Beim Staatsakt zur Museumseröffnung verkündet Ministerpräsident Söder stolz, welche Zierde Bayerns hier gezeigt wird und begrüßt „Seine Königliche Hoheit“ Prinz Ludwig von Bayern. Der riesige rote Adler über dem Bühnenportal spreizt dazu gelassen die Flügel, schließlich wurde Bayreuth im 18. Jahrhundert von einer Brandenburger Seitenlinie regiert, Oberbayern und die Wittelsbacher haben mit Wilhelmines Rokoko wenig zu tun. Immerhin vergisst Markus Söder über dem Stolz auf die Investitionen in die museale Infrastruktur nicht, die notleidenden Gegenwartskünstler zu erwähnen, die ebenfalls staatliche Unterstützung brauchen.

Im Oktober wird in Bayern gewählt und mit seiner launigen Rede möchte er offensichtlich die Kulturschaffenden auf seine Seite ziehen. Doch es geht auch ernst zu in diesem Museum, das der scheinbar heiteren Kunst gewidmet ist. Nach dem Tod Wilhelmines wurde das nicht mehr benötigte Redoutenhaus an den jüdischen Hofbankier verkauft. Das Hinterhaus wurde zur Synagoge umgebaut, das heutige Museum zu einem Geschäftshaus.

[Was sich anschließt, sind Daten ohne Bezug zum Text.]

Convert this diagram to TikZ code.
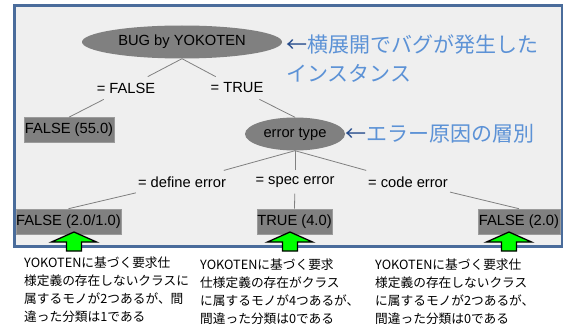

Bis zur „Arisierung“ gehörte es einem Onkel von Charlotte Knobloch, der heute 91-jährigen Vorsitzenden der Israelitischen Kultusgemeinde Oberbayerns. Sie erinnert sich in einem Zeitzeugeninterview in der Ausstellung an Familienfeste im Haus, bevor ihre Familie entrechtet und ermordet wurde. Diese Geschichte wird nun endlich auch erzählt im neuen Bayreuther Theatermuseum.